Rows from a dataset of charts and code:
──────────────────────────────
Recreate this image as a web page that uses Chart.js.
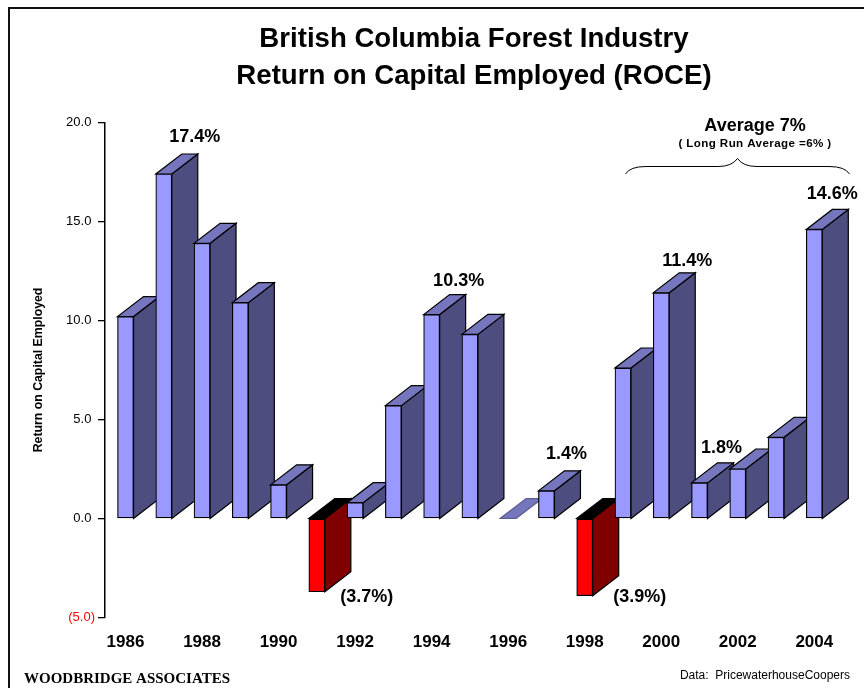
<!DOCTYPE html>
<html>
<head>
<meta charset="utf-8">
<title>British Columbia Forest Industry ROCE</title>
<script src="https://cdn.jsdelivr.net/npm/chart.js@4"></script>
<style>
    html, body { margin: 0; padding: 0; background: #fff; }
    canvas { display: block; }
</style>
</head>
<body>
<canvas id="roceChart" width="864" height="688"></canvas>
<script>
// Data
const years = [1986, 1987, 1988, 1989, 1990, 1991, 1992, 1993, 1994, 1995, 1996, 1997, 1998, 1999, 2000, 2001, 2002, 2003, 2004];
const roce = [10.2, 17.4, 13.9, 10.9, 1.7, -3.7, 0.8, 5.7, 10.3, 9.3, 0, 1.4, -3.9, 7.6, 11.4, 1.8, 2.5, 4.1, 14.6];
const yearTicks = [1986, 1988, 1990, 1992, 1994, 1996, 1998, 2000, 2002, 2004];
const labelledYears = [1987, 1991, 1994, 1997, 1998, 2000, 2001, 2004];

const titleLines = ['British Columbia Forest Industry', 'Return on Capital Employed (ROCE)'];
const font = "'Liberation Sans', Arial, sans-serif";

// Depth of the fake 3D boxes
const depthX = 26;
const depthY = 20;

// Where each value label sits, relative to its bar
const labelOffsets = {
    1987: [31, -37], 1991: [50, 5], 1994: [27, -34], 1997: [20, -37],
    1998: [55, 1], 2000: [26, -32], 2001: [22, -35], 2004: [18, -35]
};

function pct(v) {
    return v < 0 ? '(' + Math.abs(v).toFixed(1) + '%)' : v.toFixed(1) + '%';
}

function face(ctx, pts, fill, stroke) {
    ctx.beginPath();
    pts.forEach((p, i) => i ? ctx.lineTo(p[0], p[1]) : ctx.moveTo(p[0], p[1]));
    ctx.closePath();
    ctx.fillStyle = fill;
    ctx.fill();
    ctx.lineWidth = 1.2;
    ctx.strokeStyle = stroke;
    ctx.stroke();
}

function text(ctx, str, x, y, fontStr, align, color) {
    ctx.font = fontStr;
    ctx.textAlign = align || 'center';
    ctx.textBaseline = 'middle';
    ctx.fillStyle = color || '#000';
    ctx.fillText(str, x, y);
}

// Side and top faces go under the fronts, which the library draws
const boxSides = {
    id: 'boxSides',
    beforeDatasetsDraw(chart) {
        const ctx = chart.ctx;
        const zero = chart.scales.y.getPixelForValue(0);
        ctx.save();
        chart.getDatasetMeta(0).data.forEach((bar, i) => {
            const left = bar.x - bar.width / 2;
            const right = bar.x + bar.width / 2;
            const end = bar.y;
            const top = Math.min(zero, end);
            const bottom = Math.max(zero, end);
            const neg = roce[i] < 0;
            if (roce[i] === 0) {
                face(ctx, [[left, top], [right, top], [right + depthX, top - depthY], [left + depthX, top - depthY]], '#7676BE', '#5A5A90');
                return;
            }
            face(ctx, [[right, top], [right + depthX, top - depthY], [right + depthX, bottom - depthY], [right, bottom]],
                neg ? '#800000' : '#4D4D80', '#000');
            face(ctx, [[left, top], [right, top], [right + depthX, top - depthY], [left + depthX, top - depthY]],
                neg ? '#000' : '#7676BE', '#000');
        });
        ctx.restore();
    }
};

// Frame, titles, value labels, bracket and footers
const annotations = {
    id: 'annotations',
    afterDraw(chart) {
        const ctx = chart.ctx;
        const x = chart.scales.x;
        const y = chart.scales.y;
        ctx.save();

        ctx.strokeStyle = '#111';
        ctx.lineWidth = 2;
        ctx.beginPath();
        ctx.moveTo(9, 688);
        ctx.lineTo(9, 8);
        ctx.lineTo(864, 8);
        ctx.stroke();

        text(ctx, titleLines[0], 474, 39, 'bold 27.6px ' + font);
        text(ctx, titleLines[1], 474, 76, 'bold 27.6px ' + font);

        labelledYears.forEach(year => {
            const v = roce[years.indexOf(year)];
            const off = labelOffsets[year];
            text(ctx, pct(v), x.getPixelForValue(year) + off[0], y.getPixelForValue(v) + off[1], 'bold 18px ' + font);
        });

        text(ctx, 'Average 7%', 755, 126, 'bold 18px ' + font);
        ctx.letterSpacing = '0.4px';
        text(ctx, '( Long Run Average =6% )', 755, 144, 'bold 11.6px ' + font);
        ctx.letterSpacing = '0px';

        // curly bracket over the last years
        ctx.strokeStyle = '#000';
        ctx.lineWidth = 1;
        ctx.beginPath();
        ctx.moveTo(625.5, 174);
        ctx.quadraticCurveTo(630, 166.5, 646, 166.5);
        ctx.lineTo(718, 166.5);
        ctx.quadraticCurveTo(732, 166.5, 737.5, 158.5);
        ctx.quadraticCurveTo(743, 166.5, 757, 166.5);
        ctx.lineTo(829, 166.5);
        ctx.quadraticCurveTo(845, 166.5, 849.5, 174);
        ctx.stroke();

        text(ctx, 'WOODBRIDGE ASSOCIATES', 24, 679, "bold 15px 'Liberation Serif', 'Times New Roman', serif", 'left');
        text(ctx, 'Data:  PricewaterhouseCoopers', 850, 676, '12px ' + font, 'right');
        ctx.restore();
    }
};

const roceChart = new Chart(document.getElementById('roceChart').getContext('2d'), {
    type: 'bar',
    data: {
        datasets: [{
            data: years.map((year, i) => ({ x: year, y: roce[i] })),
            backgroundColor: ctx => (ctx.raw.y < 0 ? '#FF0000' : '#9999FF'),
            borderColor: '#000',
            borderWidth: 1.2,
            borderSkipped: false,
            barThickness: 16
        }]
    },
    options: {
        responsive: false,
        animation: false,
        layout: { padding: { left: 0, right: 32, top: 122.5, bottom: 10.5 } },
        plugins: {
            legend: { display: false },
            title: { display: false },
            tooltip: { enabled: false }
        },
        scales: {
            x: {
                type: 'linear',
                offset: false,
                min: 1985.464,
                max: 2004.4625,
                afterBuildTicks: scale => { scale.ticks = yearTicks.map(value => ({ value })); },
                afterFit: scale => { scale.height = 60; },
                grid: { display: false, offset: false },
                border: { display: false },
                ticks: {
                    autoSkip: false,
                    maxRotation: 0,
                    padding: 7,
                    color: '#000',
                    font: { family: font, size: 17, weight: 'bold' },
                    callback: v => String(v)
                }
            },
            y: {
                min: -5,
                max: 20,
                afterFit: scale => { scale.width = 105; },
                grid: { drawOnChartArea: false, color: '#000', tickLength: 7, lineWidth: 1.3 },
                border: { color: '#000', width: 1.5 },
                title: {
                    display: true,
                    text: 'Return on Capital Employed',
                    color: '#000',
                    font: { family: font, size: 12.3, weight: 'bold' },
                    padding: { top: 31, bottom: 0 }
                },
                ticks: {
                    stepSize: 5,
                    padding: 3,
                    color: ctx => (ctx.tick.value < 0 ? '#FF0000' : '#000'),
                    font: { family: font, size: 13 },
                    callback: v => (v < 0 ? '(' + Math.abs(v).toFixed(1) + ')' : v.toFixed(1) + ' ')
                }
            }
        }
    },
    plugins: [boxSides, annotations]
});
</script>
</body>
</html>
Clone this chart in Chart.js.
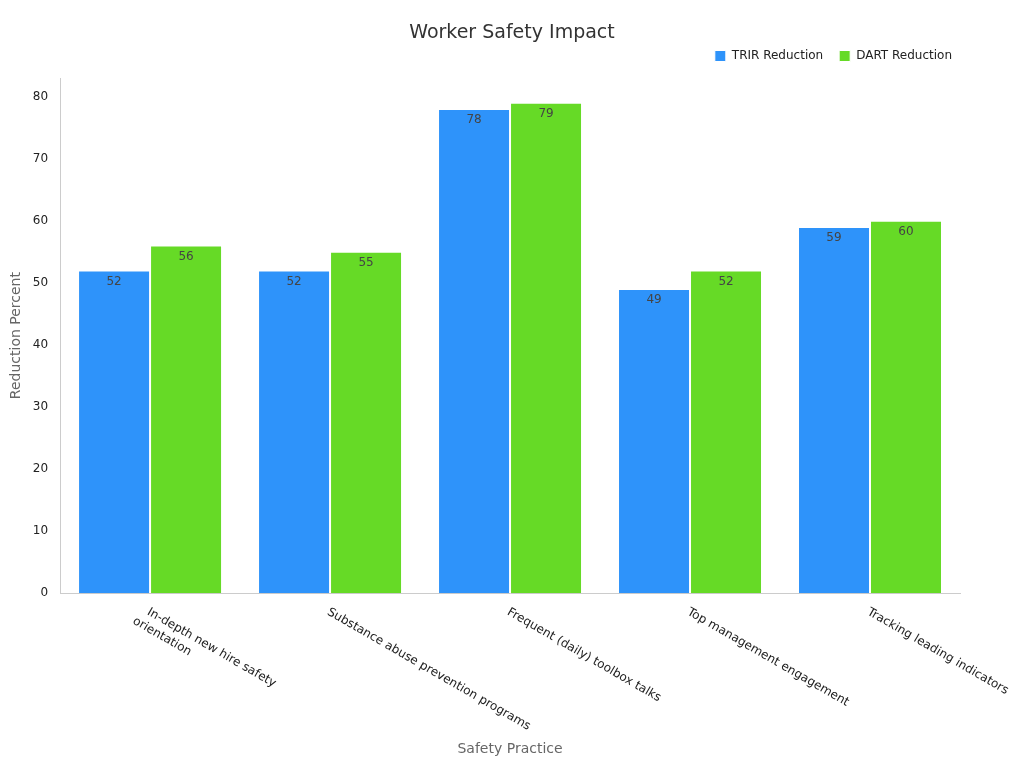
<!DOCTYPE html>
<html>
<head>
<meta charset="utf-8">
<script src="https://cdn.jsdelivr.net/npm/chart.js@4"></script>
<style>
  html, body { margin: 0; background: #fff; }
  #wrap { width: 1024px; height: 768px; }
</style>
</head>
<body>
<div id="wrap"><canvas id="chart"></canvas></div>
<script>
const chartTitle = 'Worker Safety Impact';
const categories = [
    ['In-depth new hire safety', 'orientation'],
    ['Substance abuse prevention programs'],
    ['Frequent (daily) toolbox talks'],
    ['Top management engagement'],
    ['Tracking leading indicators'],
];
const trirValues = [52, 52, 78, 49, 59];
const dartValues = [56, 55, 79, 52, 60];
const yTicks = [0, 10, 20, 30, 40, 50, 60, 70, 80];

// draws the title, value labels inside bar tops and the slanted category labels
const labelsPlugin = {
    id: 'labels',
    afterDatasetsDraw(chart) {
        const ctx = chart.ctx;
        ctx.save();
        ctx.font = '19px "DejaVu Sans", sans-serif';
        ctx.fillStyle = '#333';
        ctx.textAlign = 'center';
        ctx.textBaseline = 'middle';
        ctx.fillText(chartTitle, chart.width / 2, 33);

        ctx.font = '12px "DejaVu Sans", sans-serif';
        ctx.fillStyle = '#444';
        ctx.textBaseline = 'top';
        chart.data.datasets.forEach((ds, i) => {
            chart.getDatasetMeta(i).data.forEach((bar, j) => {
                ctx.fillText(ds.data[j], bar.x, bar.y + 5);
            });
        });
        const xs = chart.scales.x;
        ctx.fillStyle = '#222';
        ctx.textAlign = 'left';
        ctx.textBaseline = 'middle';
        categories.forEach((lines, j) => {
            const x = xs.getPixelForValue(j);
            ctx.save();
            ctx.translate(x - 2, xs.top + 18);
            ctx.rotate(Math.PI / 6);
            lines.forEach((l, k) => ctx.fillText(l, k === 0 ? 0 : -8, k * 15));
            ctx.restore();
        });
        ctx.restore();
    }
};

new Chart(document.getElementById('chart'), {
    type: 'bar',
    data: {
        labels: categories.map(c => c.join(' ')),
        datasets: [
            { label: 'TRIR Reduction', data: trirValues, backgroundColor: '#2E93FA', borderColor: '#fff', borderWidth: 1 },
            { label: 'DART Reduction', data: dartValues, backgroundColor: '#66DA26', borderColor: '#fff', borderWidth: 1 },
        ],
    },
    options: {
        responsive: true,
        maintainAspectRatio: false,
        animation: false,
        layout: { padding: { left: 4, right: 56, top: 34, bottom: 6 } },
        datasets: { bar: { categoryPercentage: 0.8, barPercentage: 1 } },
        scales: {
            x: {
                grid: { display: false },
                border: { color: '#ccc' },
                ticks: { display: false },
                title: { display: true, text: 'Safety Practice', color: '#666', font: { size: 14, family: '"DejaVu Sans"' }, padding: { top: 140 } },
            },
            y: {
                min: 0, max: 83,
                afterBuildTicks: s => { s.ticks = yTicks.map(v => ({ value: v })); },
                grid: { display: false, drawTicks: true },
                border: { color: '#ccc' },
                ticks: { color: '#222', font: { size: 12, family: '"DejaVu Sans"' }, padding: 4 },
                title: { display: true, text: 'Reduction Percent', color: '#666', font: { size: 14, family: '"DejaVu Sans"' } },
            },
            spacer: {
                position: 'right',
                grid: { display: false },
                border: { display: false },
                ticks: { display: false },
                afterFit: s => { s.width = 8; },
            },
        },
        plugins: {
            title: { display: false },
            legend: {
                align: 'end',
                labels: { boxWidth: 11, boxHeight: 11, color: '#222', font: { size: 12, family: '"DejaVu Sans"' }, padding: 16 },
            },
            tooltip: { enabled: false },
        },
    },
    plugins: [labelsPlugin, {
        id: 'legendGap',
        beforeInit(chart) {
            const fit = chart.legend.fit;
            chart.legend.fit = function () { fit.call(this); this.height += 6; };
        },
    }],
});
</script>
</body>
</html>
──────────────────────────────
◆ Task prompt
Begin at the line containing "Clone this chart in Chart.js.", end at the line containing "60, 70, 80];", and copy those lines word for word, both included. Skip pictures.

◆ Right answer
Clone this chart in Chart.js.
<!DOCTYPE html>
<html>
<head>
<meta charset="utf-8">
<script src="https://cdn.jsdelivr.net/npm/chart.js@4"></script>
<style>
  html, body { margin: 0; background: #fff; }
  #wrap { width: 1024px; height: 768px; }
</style>
</head>
<body>
<div id="wrap"><canvas id="chart"></canvas></div>
<script>
const chartTitle = 'Worker Safety Impact';
const categories = [
    ['In-depth new hire safety', 'orientation'],
    ['Substance abuse prevention programs'],
    ['Frequent (daily) toolbox talks'],
    ['Top management engagement'],
    ['Tracking leading indicators'],
];
const trirValues = [52, 52, 78, 49, 59];
const dartValues = [56, 55, 79, 52, 60];
const yTicks = [0, 10, 20, 30, 40, 50, 60, 70, 80];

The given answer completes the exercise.